After running hallMonitor, review the error log output file for errors requiring correction (by using cat
to print the messages to the console, i.e. cat slurm-NUMBER_errorlog.out
). You will need to make the necessary corrections so that errors are no longer received. Each time you make a change, you must make note of that change in the study’s data-monitoring-log tracker spreadsheet (which should be created by the study lead when data monitoring begins running). Please note the following two cases in which corrections must be made in multiple places:
- If the ID was enterred incorrectly for a psychopy file, the ID must be corrected both in the file’s name and in the .csv file’s ID column
- If a Brain Vision EEG file was named incorrectly, the name must be corrected in all EEG files’ names as well as in the DataFile and MarkerFile lines at the top of the .vhdr file
There are two cases in which an error cannot or should not be directly corrected, but a note should be logged in the participant’s folder to explain the lack of correction.
Case A: One or more file name(s) intentionally deviates from convention and does not require correction:
- Upon uploading data to the HPC following a study visit, the RA will make note of any data whose collection deviated from convention by uploading an “issue.txt” file to the participant’s folder which includes an explanation for the the files’ intentional deviations from naming convention. If this file is missing or lacking a proper explanation, contact the RA(s) who uploaded the data and ask them to resolve any issues.

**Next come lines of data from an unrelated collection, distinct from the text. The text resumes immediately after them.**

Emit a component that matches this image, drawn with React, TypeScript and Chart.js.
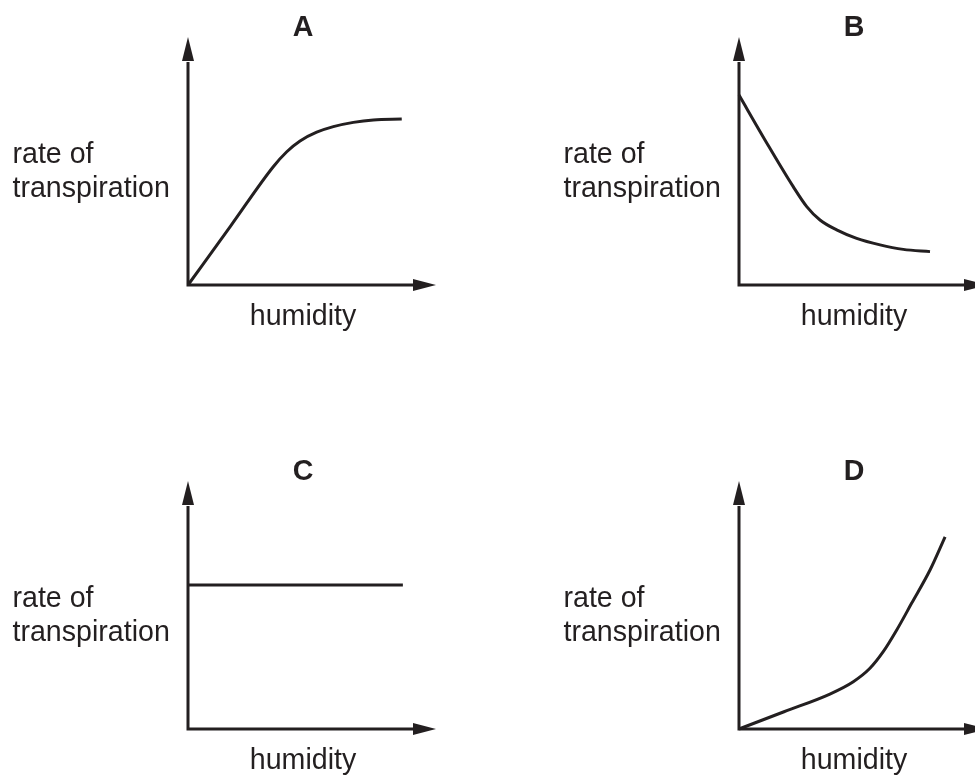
import React, { useEffect, useRef } from "react";
import { Chart, registerables } from "chart.js";

Chart.register(...registerables);

// ---- data ----
const PANEL_LETTERS = ["A", "B", "C", "D"];
const Y_LABEL_LINES = ["rate of", "transpiration"];
const X_LABEL = "humidity";

const A_X = [0, 1.9, 3.79, 4.39, 4.98, 5.72, 6.46, 7.35, 8.24, 9.5];
const A_Y = [0, 2.64, 5.28, 5.95, 6.43, 6.82, 7.07, 7.26, 7.37, 7.41];

const B_X = [0, 1.2, 2.41, 3.01, 3.6, 4.34, 5.23, 6.27, 7.3, 8.49];
const B_Y = [8.48, 6.4, 4.39, 3.5, 2.9, 2.46, 2.08, 1.79, 1.59, 1.49];

const C_X = [0, 9.55];
const C_Y = [6.43, 6.43];

const D_X = [0, 2.0, 4.04, 5.08, 5.82, 6.41, 7.01, 7.67, 8.49, 9.16];
const D_Y = [0, 0.77, 1.56, 2.11, 2.71, 3.45, 4.42, 5.61, 7.1, 8.58];

const SERIES_X = [A_X, B_X, C_X, D_X];
const SERIES_Y = [A_Y, B_Y, C_Y, D_Y];

const AXIS_MIN = 0;
const AXIS_MAX = 10;

// ---- styling ----
const INK = "#231f20";
const FONT = '"Liberation Sans", Arial, Helvetica, sans-serif';
const FONT_SIZE = 28.6;

const PANELS = [
  { left: 0, top: 0, width: 551, height: 444 },
  { left: 551, top: 0, width: 424, height: 444 },
  { left: 0, top: 444, width: 551, height: 332 },
  { left: 551, top: 444, width: 424, height: 332 },
];

const AREA = { left: 188, top: 61, right: 413, bottom: 285 };

const diagramPlugin = {
  id: "diagram",
  afterDraw(chart: any, _args: any, opts: any) {
    const { ctx, scales } = chart;
    const xs = scales.x;
    const ys = scales.y;
    const ox = xs.getPixelForValue(AXIS_MIN);
    const oy = ys.getPixelForValue(AXIS_MIN);
    const xEnd = xs.getPixelForValue(AXIS_MAX);
    const yEnd = ys.getPixelForValue(AXIS_MAX);
    ctx.save();
    ctx.strokeStyle = INK;
    ctx.fillStyle = INK;
    ctx.lineWidth = 3;
    ctx.lineCap = "butt";
    ctx.beginPath();
    ctx.moveTo(ox, yEnd + 1);
    ctx.lineTo(ox, oy + 1.5);
    ctx.moveTo(ox - 1.5, oy);
    ctx.lineTo(xEnd + 1, oy);
    ctx.stroke();
    // arrow heads
    ctx.beginPath();
    ctx.moveTo(ox, yEnd - 24);
    ctx.lineTo(ox - 6, yEnd);
    ctx.lineTo(ox + 6, yEnd);
    ctx.closePath();
    ctx.fill();
    ctx.beginPath();
    ctx.moveTo(xEnd + 23, oy);
    ctx.lineTo(xEnd, oy - 6);
    ctx.lineTo(xEnd, oy + 6);
    ctx.closePath();
    ctx.fill();

    // texts
    ctx.textBaseline = "alphabetic";
    ctx.font = `bold ${FONT_SIZE}px ${FONT}`;
    ctx.textAlign = "center";
    ctx.fillText(opts.letter, ox + 115, yEnd - 25);
    ctx.font = `${FONT_SIZE}px ${FONT}`;
    ctx.textAlign = "left";
    ctx.fillText(Y_LABEL_LINES[0], 12.5, 163);
    ctx.fillText(Y_LABEL_LINES[1], 12.5, 197);
    ctx.textAlign = "center";
    ctx.fillText(X_LABEL, ox + 115, oy + 40);
    ctx.restore();
  },
};

function Panel({ index }: { index: number }) {
  const ref = useRef<HTMLCanvasElement | null>(null);
  const p = PANELS[index];
  useEffect(() => {
    if (!ref.current) return;
    const xs = SERIES_X[index];
    const ysv = SERIES_Y[index];
    const points = xs.map((x, i) => ({ x, y: ysv[i] }));
    const chart = new Chart(ref.current, {
      type: "line",
      data: {
        datasets: [
          {
            data: points,
            borderColor: INK,
            borderWidth: 3,
            pointRadius: 0,
            cubicInterpolationMode: "monotone",
            fill: false,
            clip: false as any,
          } as any,
        ],
      },
      options: {
        animation: false,
        responsive: false,
        events: [],
        layout: {
          autoPadding: false,
          padding: {
            left: AREA.left,
            top: AREA.top,
            right: p.width - AREA.right,
            bottom: p.height - AREA.bottom,
          },
        },
        scales: {
          x: { type: "linear", min: AXIS_MIN, max: AXIS_MAX, display: false },
          y: { type: "linear", min: AXIS_MIN, max: AXIS_MAX, display: false },
        },
        plugins: {
          legend: { display: false },
          tooltip: { enabled: false },
          title: { display: false },
          diagram: { letter: PANEL_LETTERS[index] },
        } as any,
      },
      plugins: [diagramPlugin],
    });
    return () => chart.destroy();
  }, [index]);
  return (
    <canvas
      ref={ref}
      width={p.width}
      height={p.height}
      style={{
        position: "absolute",
        left: p.left,
        top: p.top,
        width: p.width,
        height: p.height,
      }}
    />
  );
}

export default function App() {
  return (
    <div
      style={{
        position: "absolute",
        left: 0,
        top: 0,
        width: 975,
        height: 776,
        background: "#ffffff",
        overflow: "hidden",
      }}
    >
      {PANELS.map((_, i) => (
        <Panel key={i} index={i} />
      ))}
    </div>
  );
}
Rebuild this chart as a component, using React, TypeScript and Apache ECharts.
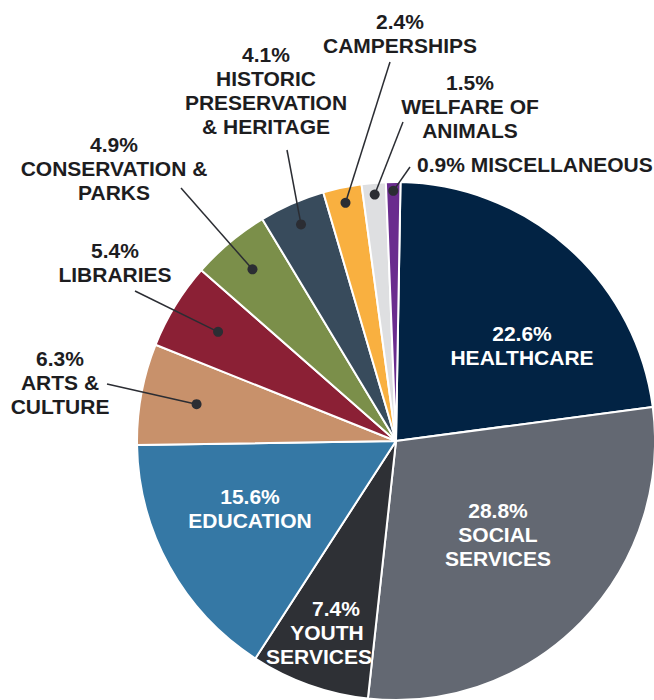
import React, { useEffect, useRef } from "react";
import * as echarts from "echarts";

// ---- data ----
const categories = [
  "HEALTHCARE",
  "SOCIAL\nSERVICES",
  "YOUTH\nSERVICES",
  "EDUCATION",
  "ARTS &\nCULTURE",
  "LIBRARIES",
  "CONSERVATION &\nPARKS",
  "HISTORIC\nPRESERVATION\n& HERITAGE",
  "CAMPERSHIPS",
  "WELFARE OF\nANIMALS",
  "MISCELLANEOUS",
];
const values = [22.6, 28.8, 7.4, 15.6, 6.3, 5.4, 4.9, 4.1, 2.4, 1.5, 0.9];

// ---- styles / layout ----
const colors = [
  "#022344",
  "#636872",
  "#2e3035",
  "#3578a5",
  "#c8916b",
  "#8b2035",
  "#7b8f4a",
  "#384b5c",
  "#f9b040",
  "#dedfe1",
  "#6a2c8e",
];
const insideLabel = [true, true, true, true, false, false, false, false, false, false, false];
const singleLine = [false, false, false, false, false, false, false, false, false, false, true];
const staggered = [false, false, true, false, false, false, false, false, false, false, false];
const labelAnchors: number[][] = [
  [522, 345.5],
  [498, 534.5],
  [327, 632.5],
  [250, 508],
  [60, 382.5],
  [115, 262.5],
  [114, 168],
  [266, 90],
  [400, 33],
  [470, 106],
  [417, 164.5],
];
const lineEnds: (number[] | null)[] = [
  null, null, null, null,
  [107, 384],
  [135, 291],
  [181, 188],
  [287, 150],
  [390, 62],
  [403, 122],
  [410, 167],
];
const dotRadius = [0, 0, 0, 0, 0.783, 0.806, 0.864, 0.913, 0.94, 0.955, 0.966];

const CX = 396;
const CY = 441;
const R = 259;
const START = 89;
const FONT = "'Liberation Sans', Arial, sans-serif";
const DARK = "#2b2d33";

function dotPoint(i: number): number[] {
  const total = values.reduce((a, b) => a + b, 0);
  let cum = 0;
  for (let k = 0; k < i; k++) cum += values[k];
  const f = (cum + values[i] / 2) / total;
  const th = ((START - 360 * f) * Math.PI) / 180;
  const r = R * dotRadius[i];
  return [CX + r * Math.cos(th), CY - r * Math.sin(th)];
}

export default function App() {
  const ref = useRef<HTMLDivElement>(null);
  useEffect(() => {
    if (!ref.current) return;
    const chart = echarts.init(ref.current, undefined, { renderer: "svg" });

    const txt = {
      fontFamily: FONT,
      fontWeight: "bold" as const,
      fontSize: 21,
      lineHeight: 24,
      color: "#ffffff",
    };

    const data = categories.map((name, i) => ({
      name,
      value: values[i],
      itemStyle: { color: colors[i] },
      label: insideLabel[i]
        ? { position: "inside" as const, color: "#ffffff" }
        : { position: "outside" as const, color: "#1d1d1f" },
    }));

    const outer = categories.map((_, i) => i).filter((i) => !insideLabel[i]);
    const leaders: any[] = [];
    outer.forEach((i) => {
      const p = dotPoint(i);
      const e = lineEnds[i] as number[];
      leaders.push({
        type: "line",
        z: 100,
        silent: true,
        shape: { x1: p[0], y1: p[1], x2: e[0], y2: e[1] },
        style: { stroke: DARK, lineWidth: 1.5 },
      });
    });
    outer.forEach((i) => {
      const p = dotPoint(i);
      leaders.push({
        type: "circle",
        z: 101,
        silent: true,
        shape: { cx: p[0], cy: p[1], r: 5 },
        style: { fill: DARK },
      });
    });

    chart.setOption({
      animation: false,
      backgroundColor: "#ffffff",
      graphic: leaders,
      series: [
        {
          type: "pie",
          center: [CX, CY],
          radius: [0, R],
          startAngle: START,
          clockwise: true,
          avoidLabelOverlap: false,
          emphasis: { disabled: true },
          itemStyle: { borderColor: "#ffffff", borderWidth: 2 },
          label: {
            show: true,
            fontFamily: FONT,
            fontWeight: "bold",
            fontSize: 21,
            lineHeight: 24,
            align: "center",
            rich: {
              s1: { ...txt, padding: [0, 0, 0, 18] },
              s2: { ...txt },
              s3: { ...txt, padding: [0, 16, 0, 0] },
            },
            formatter: (p: any) => {
              const i = p.dataIndex;
              const pct = values[i].toFixed(1) + "%";
              if (singleLine[i]) return pct + " " + categories[i];
              if (staggered[i]) {
                const parts = categories[i].split("\n");
                return "{s1|" + pct + "}\n{s2|" + parts[0] + "}\n{s3|" + parts[1] + "}";
              }
              return pct + "\n" + categories[i];
            },
          },
          labelLine: { show: false },
          labelLayout: (params: any) => {
            const i = params.dataIndex;
            const a = labelAnchors[i];
            return {
              x: a[0],
              y: a[1],
              align: singleLine[i] ? "left" : "center",
              verticalAlign: "middle",
            };
          },
          data,
        },
      ],
    });
    return () => chart.dispose();
  }, []);
  return (
    <div
      ref={ref}
      style={{ position: "fixed", left: 0, top: 0, width: 654, height: 700 }}
    />
  );
}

- Ensure that the first portion of the file names leading up to the deviation matches file naming conventions (i.e.,
subject
_task
_dataType
_session/run/event suffix
) and that the deviation comes at the end of the name and is separated from the suffix by an underscore (for an example, see the “Intentional Deviations” section on the Naming Conventions page). - After ensuring the files in the folder are named properly, rename the “issue.txt” file to “deviation.txt”.
- Note: if the “deviation.txt” file is in an EEG folder, then the first line of the text file must specify which files in that folder should be processed by the EEG preprocessing pipeline. To do so, add a line to the top of the text file that states: “Files to process:
file-name
.eeg,file-name
.vmrk,file-name
.vhdr”. However, if the EEG recording for a single task had to be split into two sets of files, then you should not add the “Files to process” line to the “deviation.txt” file, because the EEG preprocessing pipeline cannot process the participant’s EEG data in such a case.
- Note: if the “deviation.txt” file is in an EEG folder, then the first line of the text file must specify which files in that folder should be processed by the EEG preprocessing pipeline. To do so, add a line to the top of the text file that states: “Files to process:
- Manually copy both the files with the naming deviation and the “deviation.txt” file to
sourcedata/checked
Case B: Data was not collected for that participant:
- Upon uploading data to the HPC following a study visit, the RA will make note of any data that was not collected by uploading blank “issue.txt” text files to the participant’s folder.
- Rename the “issue.txt” file to “no-data.txt”, then edit the file to add the following line: “This participant’s data was not collected.”
- Manually copy the “no-data.txt” file to
sourcedata/checked
After making any necessary corrections, re-run the script until no errors are received. Ensure that sourcedata/checked
and the central tracker have been updated to reflect the resolved errors, then remove all .out files to keep a tidy folder (rm slurm-NUMBER.out
or rm slurm-*.out
to delete them all).
Final Considerations
- If you switch to a new REDCap project during data collection (for instance, because you added a new instrument or corrected an old one), be sure to check any header mapping/replacements you added to
hallMonitor.sub
as these may need to be modified or deleted. - When data collection is complete, you should comment out the lines in
preprocess.sub
that are no longer needed (for example, the lines that trigger the instruments script) so that you don’t create unnecessary duplicates.